Breath deep...  meditate...  exhale...  relax...   All is right with the world once more.

Peace, ya'll


  1. Note to self, avoid big cities like Quebec City....

    As to not bring the GPS, I get lost easily enough WITH a GPS.....

    How did Dam'it's radiator and wet clutch do in the stop and go traffic?

    1. Damit seems to have survived. I shut off the engine and coasted on the downhill sides. Still that was longest I have ever had to sit in traffic. Only one way to cross the bridge and everybody wanted to go there.

  2. I think that I would've just stopped somewhere and enjoyed the scenery instead of sitting in traffic. At least it wasn't incredibly hot, or was it? No more gravel roads?

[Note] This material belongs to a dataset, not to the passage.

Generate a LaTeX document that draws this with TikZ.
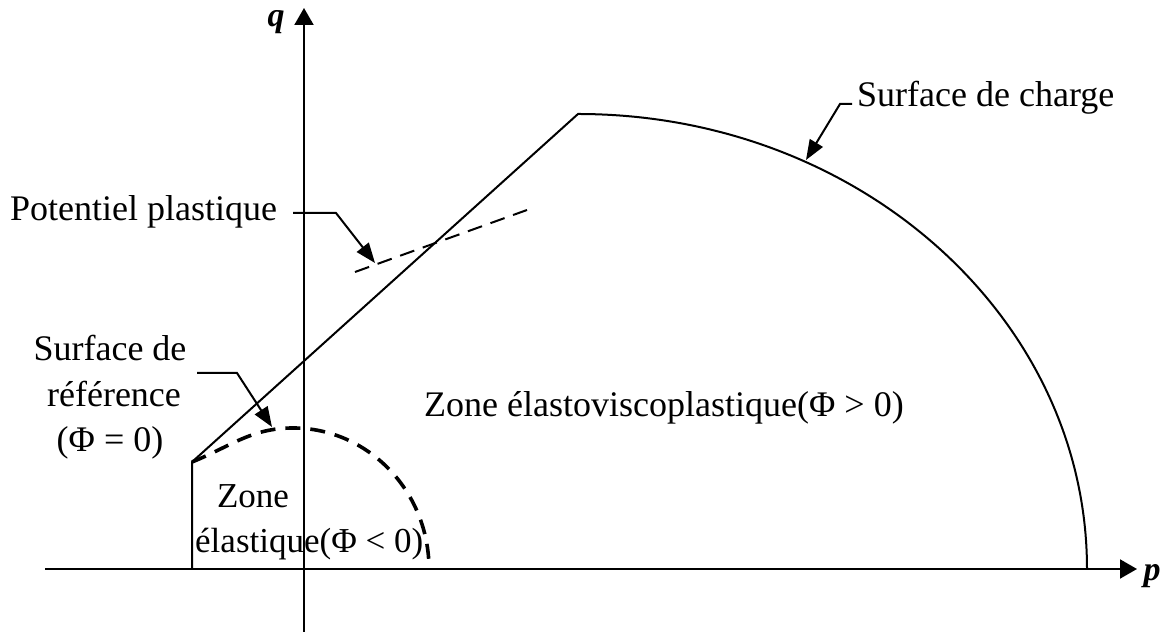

    1. Thanks Richard, was just urban scenery, not much to look at. The road went right thru the center of the industrial/downtown section of Québec City. Every time two lanes merged into the ones I was on, another two lanes appeared to merge again. Total of eight additional lanes kept dumping vehicles onto the three I was already on. Tried to stay on the inside lane and away from the merging in traffic.

      No more gravel for this trip. However am thinking Damit should go to Alaska next summer. Maybe do a Key West - Prudhoe Bay run... ala Ural.

      Not real hot, but every convertible had their tops down that day. Heat was more from all the hot engines, tires, exhaust, lack of wind.

    2. Just like the Ural only without engine failure...

      I hear that there is a all gravel Labrador to Yukon road. A couple of years ago, I ran into a guy on the Campbell Hwy that was following it.

  3. RIGHT... without E.F. ala Damit 2! OR chain failure ala Charlie6.

    Gravel from Lab to Yuk does not sound like fun. I imagine fuel would be an issue.

  4. Another view....A few years back 5 of us rode from Houston to tour Nova Scotia. Along the way we found ourselves riding in thick fog, early Sunday morning into Quebec City about breakfast time. We made our way thru the mist, over the bridge, into the city and to the government square on the bluff. As we arrived the sun burned through the haze and revealed we were in a beautiful park high above the mighty St. Lawrence river. What a view! We couldn't leave until we had breakfast outdoors at a sidewalk cafe. French was being spoken everywhere by the locals and we felt we had somehow been transported to Brussels or Paris. It was a really cool serendipity experience for us all and a memory of QC that I'll never forget and a ride experience I play often in my memory, and share with others at the campfire.

    Enjoying riding with you and damit. Beautiful photos & blog!

  5. You always impress me with how you meet people. How you seem to make strangers, friends. And how, more often than not, strangers are willing to help. Thank you for proving that there are good people in this world!

  6. People are easy to meet, just smile and start talking to them.